Parenting through drama(s)

IMG_20180401_155323776.jpg

My kids are so different in temperament, and the ways they unravel are, too. On a good day, it’s more like “how they respond to stress or frustration,” but on a not so great day, it’s “how they unravel.”

They are both at transitional ages, so even the younger one that we have perhaps taken for granted to be always sunshiney and bright has brought in a fair amount of sulking and drama. Fun times.

When they both brought it on full force the other night, it was rough. Thank goodness it wasn’t simultaneous, but it was back to back, and I’m not talking about squabbling. I’m talking all-out, sustained drama.

Just after getting through it with one, the other one was ready to go, and I was pretty exhausted from the first. I needed my time to decompress, be quiet, be alone, process. But no go.

When they were in bed and I finally had a minute to myself, it occured to me that I had just spent a few hours working HARD emotionally. Because the emotional management demanded of parenting one child’s kickback is different from that demanded from the other. One is more like me, the other is not.

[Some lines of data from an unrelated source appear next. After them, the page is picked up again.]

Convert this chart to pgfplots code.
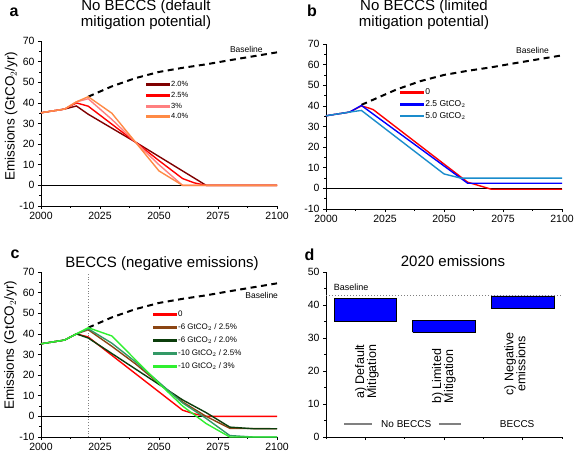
\documentclass[border=0pt]{standalone}
\usepackage{fontspec}
\setmainfont{Liberation Sans}
\usepackage{pgfplots}
\pgfplotsset{compat=1.18}
\definecolor{cdred}{HTML}{7F0000}
\definecolor{cred}{HTML}{FF0000}
\definecolor{cpink}{HTML}{FF8080}
\definecolor{corange}{HTML}{FF8A45}
\definecolor{cblue}{HTML}{0000FF}
\definecolor{csteel}{HTML}{1A8CCC}
\definecolor{cbrown}{HTML}{8B4513}
\definecolor{cdgreen}{HTML}{0B3D0B}
\definecolor{cteal}{HTML}{339966}
\definecolor{clime}{HTML}{30F030}
\tikzset{
 dat/.style={line width=1.4pt},
 bl/.style={black, line width=2pt, dash pattern=on 6pt off 4.5pt},
}
\pgfplotsset{
 base/.style={scale only axis, width=236pt, height=165pt,
   axis x line*=bottom, axis y line*=left, tick align=outside,
   major tick length=3pt, minor tick length=1.8pt,
   tick style={black, line width=0.6pt}, axis line style={black, line width=0.8pt},
   tick label style={font=\fontsize{10.5}{12}\selectfont},
   /pgf/number format/assume math mode=true, /pgf/number format/1000 sep={},
   clip=false},
 ts/.style={base, xmin=2000, xmax=2100, ymin=-10, ymax=70,
   xtick={2000,2025,2050,2075,2100}, ytick={-10,0,...,70},
   minor x tick num=1, minor y tick num=1,
   legend cell align=left},
 ylab/.style={ylabel={Emissions (GtCO$_2$/yr)}, ylabel style={font=\fontsize{13.5}{15}\selectfont}},
}
\begin{document}
\begin{tikzpicture}
\useasboundingbox (0pt,0pt) rectangle (575pt,-452pt);
% ---------------- panel a
\begin{axis}[ts, ylab, at={(41pt,-206pt)}, anchor=south west,
  ylabel style={at={(axis description cs:-0.127,0.545)}, anchor=center},
  legend image code/.code={\fill[#1] (0pt,-0.75pt) rectangle (23pt,0.75pt);},
  legend style={at={(axis cs:2043,52)}, anchor=north west, draw=none, fill=none,
    font=\fontsize{7.5}{8}\selectfont, row sep=2pt, nodes={inner sep=1pt}}]
\addplot[black, line width=0.8pt, forget plot] coordinates {(2000,0)(2100,0)};
\addplot[bl, forget plot] coordinates {(2020,43)(2030,48)(2040,52)(2050,55)(2060,57)(2070,58.7)(2080,60.7)(2090,62.6)(2100,64.5)};
\addplot[dat, cdred] coordinates {(2000,35.2)(2010,37)(2015,38.5)(2020,34.5)(2040,21)(2050,14)(2060,7)(2070,0)(2100,0)};
\addlegendentry{2.0\%}
\addplot[dat, cred] coordinates {(2000,35.2)(2010,37)(2015,40)(2020,38.4)(2040,21)(2050,12)(2060,3.3)(2065,1.2)(2070,0)(2100,0)};
\addlegendentry{2.5\%}
\addplot[dat, cpink] coordinates {(2000,35.2)(2010,37)(2015,40.5)(2020,42)(2030,32)(2040,21)(2050,10)(2060,0)(2100,0)};
\addlegendentry{3\%}
\addplot[dat, corange] coordinates {(2000,35.2)(2010,37)(2015,40.5)(2020,43)(2030,35)(2040,21)(2050,7)(2060,0)(2100,0)};
\addlegendentry{4.0\%}
\node[font=\fontsize{8.5}{9}\selectfont] at (axis cs:2087,66) {Baseline};
\end{axis}
% ---------------- panel b
\begin{axis}[ts, at={(326pt,-209pt)}, anchor=south west,
  legend image code/.code={\fill[#1] (0pt,-0.75pt) rectangle (23pt,0.75pt);},
  legend style={at={(axis cs:2030,50)}, anchor=north west, draw=none, fill=none,
    font=\fontsize{8.5}{9}\selectfont, row sep=2.5pt, nodes={inner sep=1pt}}]
\addplot[black, line width=0.8pt, forget plot] coordinates {(2000,0)(2100,0)};
\addplot[bl, forget plot] coordinates {(2015,40.5)(2020,43)(2030,48)(2040,52)(2050,55)(2060,57)(2070,58.7)(2080,60.7)(2090,62.6)(2100,64.5)};
\addplot[dat, cred] coordinates {(2000,35.2)(2010,37)(2015,40)(2018,39)(2020,38.2)(2060,3)(2070,-0.4)(2100,-0.4)};
\addlegendentry{0}
\addplot[dat, cblue] coordinates {(2000,35.2)(2010,37)(2015,40.2)(2060,2.5)(2100,2.5)};
\addlegendentry{2.5 GtCO$_2$}
\addplot[dat, csteel] coordinates {(2000,35.2)(2010,37)(2015,37.8)(2050,7)(2057,5)(2100,5)};
\addlegendentry{5.0 GtCO$_2$}
\node[font=\fontsize{8.5}{9}\selectfont] at (axis cs:2087.5,67) {Baseline};
\end{axis}
% ---------------- panel c
\begin{axis}[ts, ylab, at={(41pt,-437pt)}, anchor=south west,
  ylabel style={at={(axis description cs:-0.13,0.555)}, anchor=center},
  legend image code/.code={\fill[#1] (0pt,-0.75pt) rectangle (23pt,0.75pt);},
  legend style={at={(axis cs:2046,52.6)}, anchor=north west, draw=none, fill=none,
    font=\fontsize{8}{9}\selectfont, row sep=3.6pt, nodes={inner sep=1pt}}]
\addplot[black, line width=0.8pt, forget plot] coordinates {(2000,0)(2100,0)};
\addplot[gray, dotted, line width=0.8pt, forget plot] coordinates {(2020,-10)(2020,70)};
\addplot[bl, forget plot] coordinates {(2020,43)(2030,48)(2040,52)(2050,55)(2060,57)(2070,58.7)(2080,60.7)(2090,62.6)(2100,64.5)};
\addplot[dat, cred] coordinates {(2000,35.2)(2010,37)(2015,40)(2020,38.5)(2060,3)(2065,1.2)(2070,0)(2100,0)};
\addlegendentry{0}
\addplot[dat, cbrown] coordinates {(2000,35.2)(2010,37)(2015,40)(2020,42)(2030,34)(2040,25.5)(2050,16)(2060,7)(2070,0)(2080,-5.8)(2100,-6)};
\addlegendentry{-6 GtCO$_2$ / 2.5\%}
\addplot[dat, cdgreen] coordinates {(2000,35.2)(2010,37)(2015,40)(2020,38)(2050,15.5)(2060,8)(2070,1.8)(2080,-5.2)(2090,-6)(2100,-6)};
\addlegendentry{-6 GtCO$_2$ / 2.0\%}
\addplot[dat, cteal] coordinates {(2000,35.2)(2010,37)(2015,40)(2020,42.5)(2030,35.5)(2040,26.5)(2050,16.5)(2060,6.5)(2070,-1)(2080,-9.3)(2090,-10)(2100,-10)};
\addlegendentry{-10 GtCO$_2$ / 2.5\%}
\addplot[dat, clime] coordinates {(2000,35.2)(2010,37)(2015,40)(2020,43)(2030,39)(2040,27.5)(2050,16)(2060,5)(2070,-3.5)(2080,-10)(2100,-10)};
\addlegendentry{-10 GtCO$_2$ / 3\%}
\node[font=\fontsize{8.5}{9}\selectfont] at (axis cs:2093.5,58.8) {Baseline};
\end{axis}
% ---------------- panel d
\begin{axis}[base, at={(326pt,-437pt)}, anchor=south west,
  xmin=-0.5, xmax=2.5, ymin=0, ymax=50, ytick={0,10,...,50}, minor y tick num=1,
  xtick={0,1,2}, xticklabels={}, minor xtick={-0.5,0.5,1.5,2.5}]
\addplot[gray, dotted, line width=1pt] coordinates {(-0.5,42.8)(2.5,42.8)};
\addplot[fill=cblue, draw=black, line width=0.4pt] coordinates {(-0.395,35)(0.395,35)(0.395,42)(-0.395,42)(-0.395,35)};
\addplot[fill=cblue, draw=black, line width=0.4pt] coordinates {(0.6,31.7)(1.4,31.7)(1.4,35.3)(0.6,35.3)(0.6,31.7)};
\addplot[fill=cblue, draw=black, line width=0.4pt] coordinates {(1.6,38.9)(2.4,38.9)(2.4,42.8)(1.6,42.8)(1.6,38.9)};
\node[font=\fontsize{9}{10}\selectfont] at (axis cs:-0.18,45.4) {Baseline};
\node[rotate=90, align=center, font=\fontsize{12.5}{12}\selectfont] at (axis cs:0.02,19.8) {a) Default\\Mitigation};
\node[rotate=90, align=center, font=\fontsize{12.5}{12}\selectfont] at (axis cs:1.0,18.4) {b) Limited\\Mitigation};
\node[rotate=90, align=center, font=\fontsize{12.5}{12}\selectfont] at (axis cs:1.9,22.2) {c) Negative\\emissions};
\node[font=\fontsize{10}{11}\selectfont] at (axis cs:0.52,3.8) {No BECCS};
\node[font=\fontsize{10}{11}\selectfont] at (axis cs:1.93,3.8) {BECCS};
\fill[gray] (axis cs:-0.27,3.5) rectangle (axis cs:0.08,4.1);
\fill[gray] (axis cs:0.94,3.5) rectangle (axis cs:1.21,4.1);
\end{axis}
% ---------------- titles
\node[font=\fontsize{16}{18}\selectfont\bfseries, anchor=base] at (14pt,-17pt) {a};
\node[font=\fontsize{15}{17}\selectfont, anchor=base] at (146pt,-11pt) {No BECCS (default};
\node[font=\fontsize{15}{17}\selectfont, anchor=base] at (146pt,-26.7pt) {mitigation potential)};
\node[font=\fontsize{16}{18}\selectfont\bfseries, anchor=base] at (312pt,-17pt) {b};
\node[font=\fontsize{15}{17}\selectfont, anchor=base] at (424pt,-11pt) {No BECCS (limited};
\node[font=\fontsize{15}{17}\selectfont, anchor=base] at (424pt,-26.7pt) {mitigation potential)};
\node[font=\fontsize{16}{18}\selectfont\bfseries, anchor=base] at (15pt,-258pt) {c};
\node[font=\fontsize{15}{17}\selectfont, anchor=base] at (162pt,-267.7pt) {BECCS (negative emissions)};
\node[font=\fontsize{16}{18}\selectfont\bfseries, anchor=base] at (309.5pt,-260pt) {d};
\node[font=\fontsize{15}{17}\selectfont, anchor=base] at (453pt,-266.7pt) {2020 emissions};
\end{tikzpicture}
\end{document}
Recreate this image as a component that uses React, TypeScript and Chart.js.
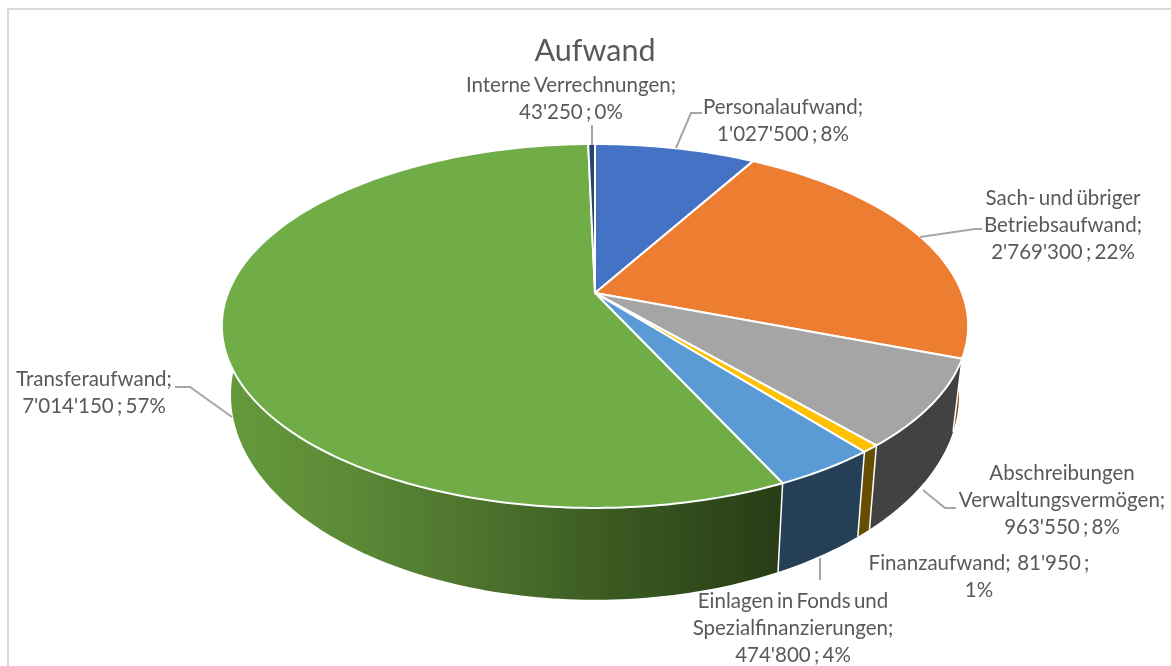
import React, { useEffect, useRef } from "react";
import { Chart, registerables, PieController } from "chart.js";

const categories = [
  "Personalaufwand",
  "Sach- und übriger Betriebsaufwand",
  "Abschreibungen Verwaltungsvermögen",
  "Finanzaufwand",
  "Einlagen in Fonds und Spezialfinanzierungen",
  "Transferaufwand",
  "Interne Verrechnungen",
];
const amounts = [1027500, 2769300, 963550, 81950, 474800, 7014150, 43250];
const topColors = ["#4472C4", "#ED7D31", "#A5A5A5", "#FFC000", "#5B9BD5", "#70AD47", "#264478"];
const sideColors = ["#29446F", "#8A4A1C", "#424242", "#664D00", "#243F56", "", "#16284A"];
const greenSideStops = ["#669A3C", "#5A8836", "#4A6E2B", "#375520", "#283D16"];

const labelLines = [
  ["Personalaufwand;", "1'027'500 ; 8%"],
  ["Sach- und übriger", "Betriebsaufwand;", "2'769'300 ; 22%"],
  ["Abschreibungen", "Verwaltungsvermögen;", "963'550 ; 8%"],
  ["Finanzaufwand;  81'950 ;", "1%"],
  ["Einlagen in Fonds und", "Spezialfinanzierungen;", "474'800 ; 4%"],
  ["Transferaufwand;", "7'014'150 ; 57%"],
  ["Interne Verrechnungen;", "43'250 ; 0%"],
];
const labelAnchors = [
  [783, 107],
  [1063, 198],
  [1062, 473],
  [979, 563],
  [793, 601],
  [94, 379],
  [571, 85],
];
const leaderLines = [
  [[702, 113], [691, 113], [676, 148]],
  [[982, 229], [975, 229], [920, 237]],
  [[956, 508], [945, 508], [923, 490]],
  [],
  [[820, 580], [820, 558]],
  [[175, 387], [190, 387], [232, 417]],
  [[592, 125], [592, 145]],
];

const FONT = "Lato, 'Open Sans', sans-serif";
const K = 0.181;
const CX = 595;
const TOP_PLANE = { a: 367, b: 176, cy: 293 };
const BOTTOM_PLANE = { a: 358, b: 198, cy: 358 };

type Plane = { a: number; b: number; cy: number };

function project(angle: number, p: Plane): [number, number] {
  const u = Math.cos(angle);
  const v = -Math.sin(angle);
  const w = 1 + K * v;
  return [CX + (p.a * u) / w, p.cy - (p.b * v) / w];
}

class Pie3DController extends PieController {
  static id = "pie3d";
  draw() {
    const ctx = this.chart.ctx;
    const arcs = this.getMeta().data as any[];
    const steps = (s: number, e: number) => Math.max(2, Math.ceil(((e - s) * 180) / Math.PI));

    ctx.save();
    // side walls
    arcs.forEach((arc, i) => {
      const { startAngle: s, endAngle: e } = arc.getProps(["startAngle", "endAngle"], true);
      const n = steps(s, e);
      ctx.beginPath();
      for (let j = 0; j <= n; j++) {
        const [x, y] = project(s + ((e - s) * j) / n, TOP_PLANE);
        j === 0 ? ctx.moveTo(x, y) : ctx.lineTo(x, y);
      }
      for (let j = n; j >= 0; j--) {
        const [x, y] = project(s + ((e - s) * j) / n, BOTTOM_PLANE);
        ctx.lineTo(x, y);
      }
      ctx.closePath();
      if (sideColors[i]) {
        ctx.fillStyle = sideColors[i];
      } else {
        const g = ctx.createLinearGradient(225, 0, 778, 0);
        greenSideStops.forEach((c, idx) => g.addColorStop(idx / (greenSideStops.length - 1), c));
        ctx.fillStyle = g;
      }
      ctx.fill();
    });
    // white seams between walls
    ctx.strokeStyle = "#FFFFFF";
    ctx.lineWidth = 1.5;
    arcs.forEach((arc) => {
      const { startAngle: s } = arc.getProps(["startAngle"], true);
      const [x1, y1] = project(s, TOP_PLANE);
      const [x2, y2] = project(s, BOTTOM_PLANE);
      ctx.beginPath();
      ctx.moveTo(x1, y1);
      ctx.lineTo(x2, y2);
      ctx.stroke();
    });
    // top faces
    ctx.lineJoin = "round";
    arcs.forEach((arc) => {
      const { startAngle: s, endAngle: e } = arc.getProps(["startAngle", "endAngle"], true);
      const n = steps(s, e);
      ctx.beginPath();
      ctx.moveTo(CX, TOP_PLANE.cy);
      for (let j = 0; j <= n; j++) {
        const [x, y] = project(s + ((e - s) * j) / n, TOP_PLANE);
        ctx.lineTo(x, y);
      }
      ctx.closePath();
      ctx.fillStyle = arc.options.backgroundColor;
      ctx.fill();
      ctx.strokeStyle = arc.options.borderColor;
      ctx.lineWidth = arc.options.borderWidth;
      ctx.stroke();
    });
    ctx.restore();
  }
}

const framePlugin = {
  id: "frame",
  beforeDraw(chart: any) {
    const { ctx, width, height } = chart;
    ctx.save();
    ctx.fillStyle = "#FFFFFF";
    ctx.fillRect(0, 0, width, height);
    ctx.fillStyle = "#D9D9D9";
    ctx.fillRect(7, 8, width - 7, 2);
    ctx.fillRect(7, 8, 2, height - 8);
    ctx.restore();
  },
};

const labelPlugin = {
  id: "sliceLabels",
  afterDraw(chart: any) {
    const { ctx } = chart;
    ctx.save();
    ctx.strokeStyle = "#A6A6A6";
    ctx.lineWidth = 2;
    leaderLines.forEach((pts) => {
      if (!pts.length) return;
      ctx.beginPath();
      pts.forEach((p, i) => (i === 0 ? ctx.moveTo(p[0], p[1]) : ctx.lineTo(p[0], p[1])));
      ctx.stroke();
    });
    ctx.fillStyle = "#595959";
    ctx.font = `20.5px ${FONT}`;
    (ctx as any).wordSpacing = "-2px";
    ctx.textAlign = "center";
    ctx.textBaseline = "middle";
    labelLines.forEach((lines, i) => {
      lines.forEach((line, j) => {
        ctx.fillText(line, labelAnchors[i][0], labelAnchors[i][1] + j * 27);
      });
    });
    ctx.restore();
  },
};

Chart.register(...registerables, Pie3DController);

export default function App() {
  const ref = useRef<HTMLCanvasElement>(null);
  useEffect(() => {
    const chart = new Chart(ref.current as HTMLCanvasElement, {
      type: "pie3d" as any,
      data: {
        labels: categories,
        datasets: [
          {
            data: amounts,
            backgroundColor: topColors,
            borderColor: "#FFFFFF",
            borderWidth: 2,
            clip: false,
          } as any,
        ],
      },
      options: {
        responsive: false,
        animation: false,
        devicePixelRatio: 1,
        layout: { padding: { left: 19, top: 33 } },
        plugins: {
          legend: { display: false },
          tooltip: { enabled: false },
          title: {
            display: true,
            text: "Aufwand",
            color: "#595959",
            font: { family: FONT, size: 30.5, weight: "normal" },
            padding: 0,
          },
        },
      } as any,
      plugins: [framePlugin, labelPlugin],
    });
    return () => chart.destroy();
  }, []);
  return (
    <div style={{ position: "fixed", left: 0, top: 0, width: 1171, height: 666 }}>
      <canvas ref={ref} width={1171} height={666} style={{ display: "block" }} />
    </div>
  );
}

Seems obvious, and I haven’t googled it, but someone should write a dissertation on it: Emotional Expenditures Parenting Children Like Us vs The Ones Not Like Us.

The former is a lot of self-management and reality checks for not responding to the triggers of your own sh*t. It’s about keeping yourself in check (not easy) and in my case, constantly trying to soften to diffuse the fire and the challenge of two people trying to be the alpha over just about anything. “What s/he needs is love. Be love. Envelope her/him in love,” is the reminder that plays through my mind, but I only hear it if there is a moment to breathe and let it in. And that’s a big IF.       

The latter, in my family, is about patience and finesse in trying to get someone to express themselves truthfully when they just want to make up excuses or dish out the “whatevers” or I don’t knows.” I don’t mince words and it drives me around the bend when people want to say something but let themselves run away from it.

I’ll be honest: I’ve pretty much given up on my husband’s pattern of shutting down, but my kids? There I can make a shift. I can try to teach. They’re just kids after all and they’re looking to me for guidance. The “whatever” sometimes triggers me and what comes out is something like “Don’t talk to me that way,” but most of the time I can see it for what it is - her/his need to be seen and heard.

So what’s the formula for going from one kid to the other when you are emotionally spent and need your own time to process and breathe? I don’t have the answers, but I do know that a regular meditation practice, even 5 minutes, just before the kids come home from school makes a REAL impact in how the afternoon goes in my house.